Paper Structure (26 sections, 9 equations, 7 figures, 9 tables)

This paper contains 26 sections, 9 equations, 7 figures, 9 tables.

Figures (7)

  • Figure 1: (a) Standard X-ray prohibited item detection requires annotations for all categories during training. (b) Few-shot X-ray prohibited item detection aims to scale the object detector to recognize more categories with only a few samples of novel categories. (c) Open-vocabulary X-ray prohibited item detection uses annotated base categories for training and extends detector to cover unlabeled novel categories which are unknown during the training phase.
  • Figure 2: Comparison of CLIP classification results for common data in a natural scenario and X-ray data in a security inspection scenario reveals a severe domain shift that leads to failure cases of CLIP.
  • Figure 3: Architecture of vanilla ViT block.
  • Figure 4: Three core submodules of X-ray feature adapter used in paper.
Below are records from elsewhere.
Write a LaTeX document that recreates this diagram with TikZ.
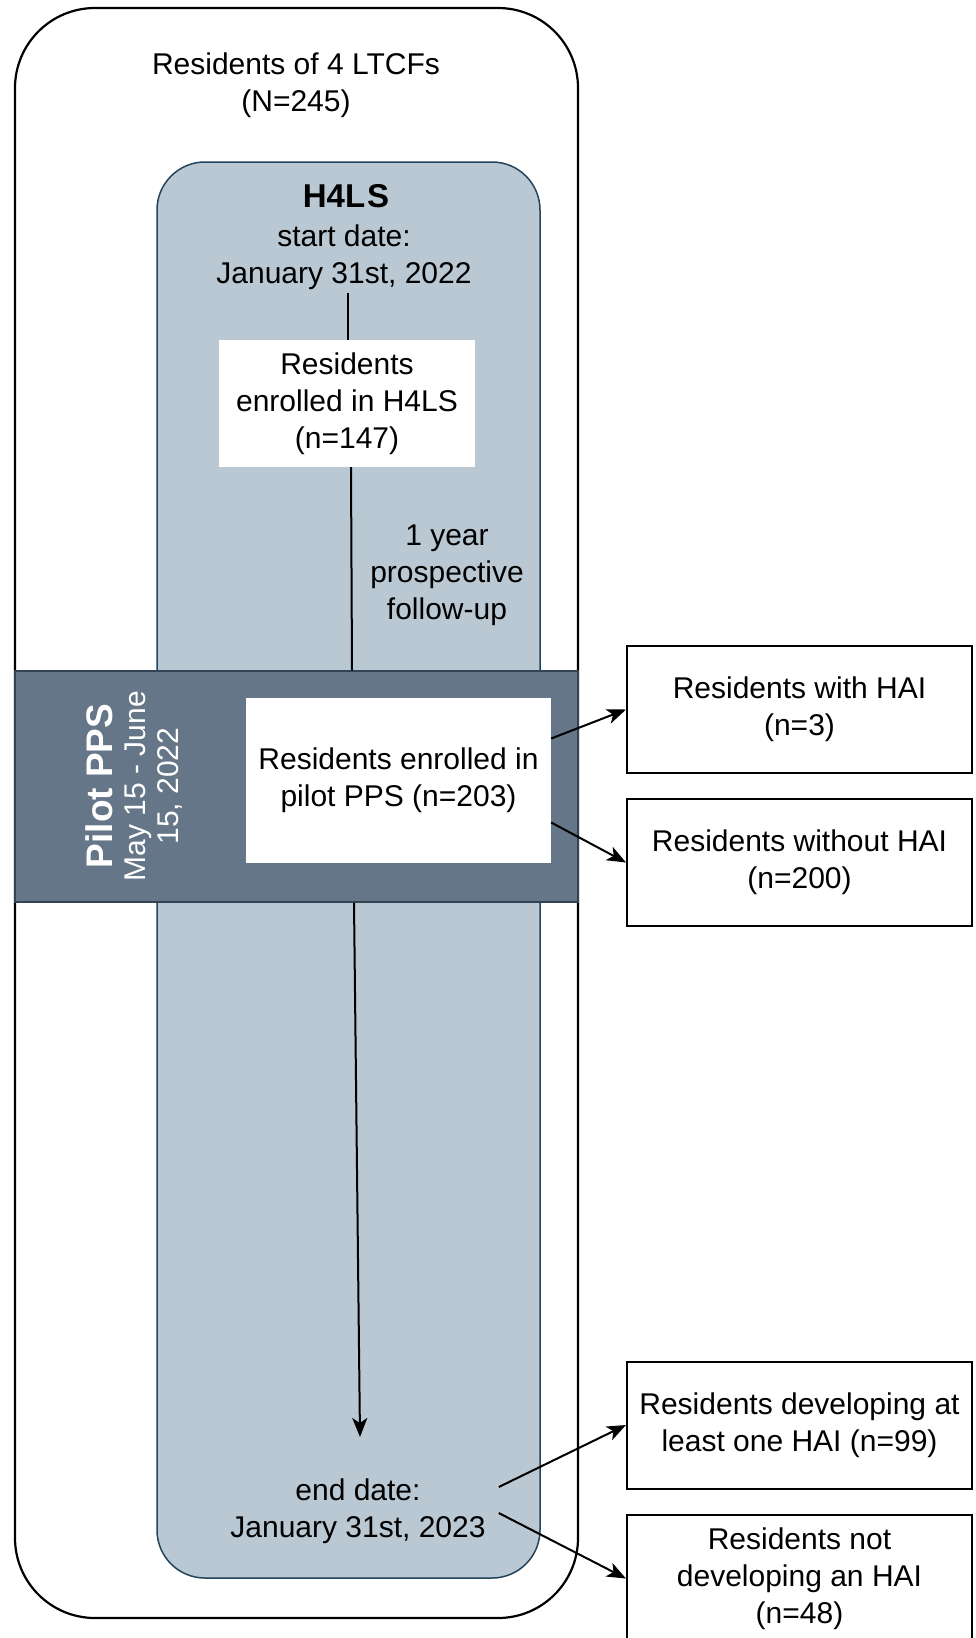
\documentclass[tikz,border=0pt]{standalone}
\usepackage{fontspec}
\setmainfont{Liberation Sans}
\usetikzlibrary{arrows.meta,calc}
\definecolor{hfill}{HTML}{BAC8D3}
\definecolor{hdraw}{HTML}{23445D}
\definecolor{pfill}{HTML}{647687}
\definecolor{pdraw}{HTML}{314354}
\begin{document}
\begin{tikzpicture}[x=1pt,y=-1pt,
  txt/.style={font=\fontsize{30}{37}\selectfont, align=center, inner sep=3pt},
  whitebox/.style={txt, fill=white, draw=none},
  outbox/.style={txt, draw=black, fill=white, line width=2pt, minimum width=345pt, minimum height=127pt},
  conn/.style={line width=2pt},
  arr/.style={conn, -{Stealth[length=19pt,width=15pt,inset=5pt]}}]
\useasboundingbox (0,0) rectangle (975,1638);
% containers
\node[draw=black, line width=2.2pt, fill=white, rounded corners=80pt, minimum width=563pt, minimum height=1610pt] (outer) at (296.5,813) {};
\node[draw=hdraw, line width=1.5pt, fill=hfill, rounded corners=48pt, minimum width=383pt, minimum height=1416pt] (h4ls) at (348.5,870) {};
\node[draw=pdraw, line width=1.5pt, fill=pfill, minimum width=563pt, minimum height=231pt] (pilot) at (296.5,786.5) {};
% texts
\node[txt] (title) at (296,85) {Residents of 4 LTCFs\\(N=245)};
\node[font=\fontsize{33}{40}\selectfont\bfseries] (h4lstitle) at (346,196) {H4L\kern2pt S};
\node[txt] (startdate) at (344,257) {start date:\\January 31st, 2022};
\node[whitebox, minimum width=256pt, minimum height=127pt] (enr147) at (347,403.5) {Residents\\enrolled in H4LS\\(n=147)};
\node[txt] (followup) at (447,575) {1 year\\prospective\\follow-up};
\node[rotate=90, text=white, align=center, font=\fontsize{30}{33}\selectfont] (pilotlbl) at (134,786) {{\fontsize{37}{40}\selectfont\bfseries Pilot PPS}\\May 15 - June\\15, 2022};
\node[whitebox, minimum width=305pt, minimum height=165pt] (enr203) at (398.5,780.5) {Residents enrolled in\\pilot PPS (n=203)};
\node[txt] (enddate) at (358,1511) {end date:\\January 31st, 2023};
\node[outbox] (hai3) at (799.5,709.5) {Residents with HAI\\(n=3)};
\node[outbox] (hai200) at (799.5,862.5) {Residents without HAI\\(n=200)};
\node[outbox] (hai99) at (799.5,1425) {Residents developing at\\least one HAI (n=99)};
\node[outbox] (hai48) at (799.5,1578.5) {Residents not\\developing an HAI\\(n=48)};
\coordinate (endtip) at (360,1437);
% connectors
\draw[conn] (startdate.south -| 348,0) -- (enr147.north -| 348,0);
\draw[conn] (enr147.south -| 351,0) -- (pilot.north -| 352,0);
\draw[arr] (pilot.south -| 354,0) -- (endtip);
\draw[arr] ([yshift=42pt]enr203.east) -- (hai3.west);
\draw[arr] ([yshift=-42pt]enr203.east) -- (hai200.west);
\draw[arr] ([xshift=10pt,yshift=24pt]enddate.east) -- (hai99.west);
\draw[arr] ([xshift=10pt,yshift=-2pt]enddate.east) -- (hai48.west);
\end{tikzpicture}
\end{document}
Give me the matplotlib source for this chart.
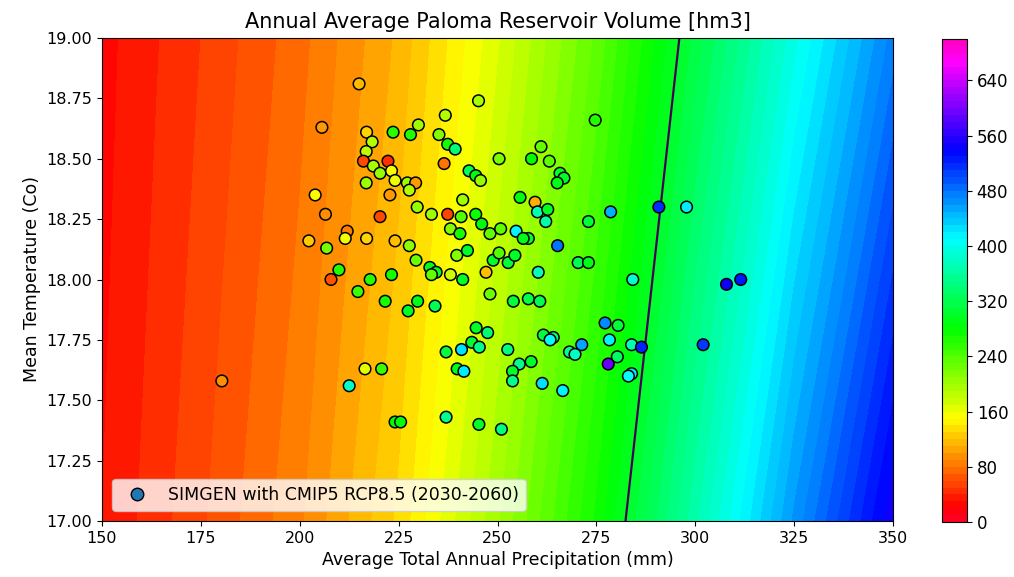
import numpy as np
import matplotlib
matplotlib.use("Agg")
import matplotlib.pyplot as plt
from matplotlib.lines import Line2D

# ---- background surface ----
grid_precip = [150, 175, 200, 225, 250, 275, 300, 325, 350]
grid_temp = [17.0, 19.0]
volume_t17 = [30, 58, 88, 132, 198, 272, 367, 462, 548]
volume_t19 = [26, 50, 76, 112, 168, 232, 313, 396, 474]
threshold_level = [300]

# ---- SIMGEN points: precipitation, temperature, simulated volume ----
pt_precip = [215.0, 205.6, 216.9, 218.3, 216.8, 216.1, 218.6, 220.3, 222.3, 216.8,
             223.6, 245.2, 236.8, 230.0, 228.0, 235.2, 237.4, 239.3, 236.5, 242.8,
             244.5, 245.7, 250.4, 261.0, 258.6, 263.1, 265.8, 266.8, 265.1, 223.2,
             224.1, 227.2, 229.3, 274.7, 203.9, 206.5, 220.3, 212.0, 211.5, 202.3,
             216.9, 206.8, 209.9, 207.9, 217.8, 214.7, 221.6, 222.8, 227.7, 229.7,
             233.3, 237.4, 240.8, 241.2, 244.5, 246.0, 238.1, 240.5, 248.1, 250.8,
             255.7, 259.5, 260.1, 262.7, 262.2, 254.7, 257.8, 256.5, 265.2, 224.1,
             227.7, 229.4, 239.7, 242.4, 248.9, 250.4, 252.7, 254.4, 232.9, 234.5,
             233.3, 238.1, 241.2, 247.1, 223.2, 260.3, 248.1, 229.8, 234.2, 227.4,
             254.0, 257.8, 260.7, 290.8, 297.8, 278.6, 273.0, 270.4, 273.0, 284.2,
             307.9, 311.5, 180.3, 212.5, 216.5, 220.7, 244.6, 247.5, 243.5, 245.4,
             240.9, 237.0, 252.6, 261.6, 264.1, 263.3, 239.8, 241.5, 255.5, 258.5,
             253.8, 253.8, 261.3, 266.5, 224.1, 225.5, 237.0, 245.3, 251.0, 277.2,
             280.5, 278.3, 283.9, 286.4, 271.3, 268.2, 269.6, 280.3, 278.0, 283.9,
             283.1, 302.0]
pt_temp = [18.81, 18.63, 18.61, 18.57, 18.53, 18.49, 18.47, 18.44, 18.49, 18.40,
           18.61, 18.74, 18.68, 18.64, 18.60, 18.60, 18.56, 18.54, 18.48, 18.45,
           18.43, 18.41, 18.50, 18.55, 18.50, 18.49, 18.44, 18.42, 18.40, 18.45,
           18.41, 18.40, 18.40, 18.66, 18.35, 18.27, 18.26, 18.20, 18.17, 18.16,
           18.17, 18.13, 18.04, 18.00, 18.00, 17.95, 17.91, 18.35, 18.37, 18.30,
           18.27, 18.27, 18.26, 18.33, 18.27, 18.23, 18.21, 18.19, 18.19, 18.21,
           18.34, 18.32, 18.28, 18.29, 18.24, 18.20, 18.17, 18.17, 18.14, 18.16,
           18.14, 18.08, 18.10, 18.12, 18.08, 18.11, 18.07, 18.10, 18.05, 18.03,
           18.02, 18.02, 18.00, 18.03, 18.02, 18.03, 17.94, 17.91, 17.89, 17.87,
           17.91, 17.92, 17.91, 18.30, 18.30, 18.28, 18.24, 18.07, 18.07, 18.00,
           17.98, 18.00, 17.58, 17.56, 17.63, 17.63, 17.80, 17.78, 17.74, 17.72,
           17.71, 17.70, 17.71, 17.77, 17.76, 17.75, 17.63, 17.62, 17.65, 17.66,
           17.62, 17.58, 17.57, 17.54, 17.41, 17.41, 17.43, 17.40, 17.38, 17.82,
           17.81, 17.75, 17.73, 17.72, 17.73, 17.70, 17.69, 17.68, 17.65, 17.61,
           17.60, 17.73]
pt_volume = [115, 100, 130, 190, 185, 60, 195, 205, 45, 200,
             260, 195, 190, 200, 265, 215, 270, 340, 80, 320,
             285, 205, 220, 230, 280, 235, 300, 300, 290, 155,
             160, 200, 100, 265, 150, 95, 60, 85, 160, 125,
             130, 220, 265, 65, 260, 250, 270, 100, 190, 205,
             200, 55, 240, 200, 275, 285, 215, 270, 230, 235,
             285, 110, 370, 300, 365, 415, 300, 290, 480, 120,
             210, 225, 215, 300, 300, 240, 310, 300, 290, 300,
             230, 175, 300, 120, 270, 375, 225, 290, 320, 300,
             310, 315, 320, 515, 420, 450, 310, 320, 290, 385,
             545, 525, 95, 380, 165, 250, 300, 340, 305, 350,
             425, 310, 345, 310, 345, 410, 290, 420, 350, 300,
             300, 350, 425, 415, 280, 285, 350, 300, 345, 470,
             310, 415, 370, 520, 455, 350, 380, 330, 590, 420,
             410, 510]

cbar_ticks = [0, 80, 160, 240, 320, 400, 480, 560, 640]
x_ticks = [150, 175, 200, 225, 250, 275, 300, 325, 350]
y_ticks = [17.00, 17.25, 17.50, 17.75, 18.00, 18.25, 18.50, 18.75, 19.00]

levels = np.arange(0, 701, 10)
cmap = plt.get_cmap("gist_rainbow")

fig = plt.figure(figsize=(10.14, 5.77), dpi=100)
ax = fig.add_axes([102/1014, 56/577, 791/1014, 483/577])
cax = fig.add_axes([942/1014, 55/577, 25/1014, 483/577])

Z = np.array([volume_t17, volume_t19])
cf = ax.contourf(grid_precip, grid_temp, Z, levels=levels, cmap=cmap)
ax.contour(grid_precip, grid_temp, Z, levels=threshold_level,
           colors=["#440154"], linewidths=1.6)

sc = ax.scatter(pt_precip, pt_temp, c=pt_volume, cmap=cmap, vmin=0, vmax=700,
                s=70, edgecolors="black", linewidths=1.1, zorder=3)

ax.set_xlim(150, 350)
ax.set_ylim(17, 19)
ax.set_xticks(x_ticks)
ax.set_yticks(y_ticks)
ax.set_yticklabels([f"{v:.2f}" for v in y_ticks])
ax.tick_params(labelsize=11.5)
ax.set_xlabel("Average Total Annual Precipitation (mm)", fontsize=12.5)
ax.set_ylabel("Mean Temperature (Co)", fontsize=12.5)
ax.set_title("Annual Average Paloma Reservoir Volume [hm3]", fontsize=15, pad=7)

handle = Line2D([], [], linestyle="none", marker="o", markersize=9,
                markerfacecolor="#1f77b4", markeredgecolor="black")
ax.legend([handle], ["SIMGEN with CMIP5 RCP8.5 (2030-2060)"], loc="lower left",
          fontsize=12.5, borderaxespad=0.6)

cb = fig.colorbar(cf, cax=cax, ticks=cbar_ticks)
cb.ax.tick_params(labelsize=12)

fig.savefig("out.png", dpi=100)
Adapter submodules are of bottleneck architecture which consist of a down-projection linear layer, a hidden linear layer and an up-projection linear layer. (a) X-ray Space Adapter. (b) X-ray Aggregation Adapter. (c) X-ray Image Adapter. s represents scale factor.
  • Figure 5: An overview of OVXD model. OVXD consists of text and image branch, and open-vocabulary detector is a Faster R-CNN whose classifier is replaced by a linear layer to map region features into word embedding space. OVXD is implemented by applying X-ray feature adapter within CLIP in OVOD framework. Three core adapter submodules of X-ray feature adapter are applied to different positions of the ViT blocks in text and image encoder of CLIP to integrate domain-specific knowledge with original knowledge.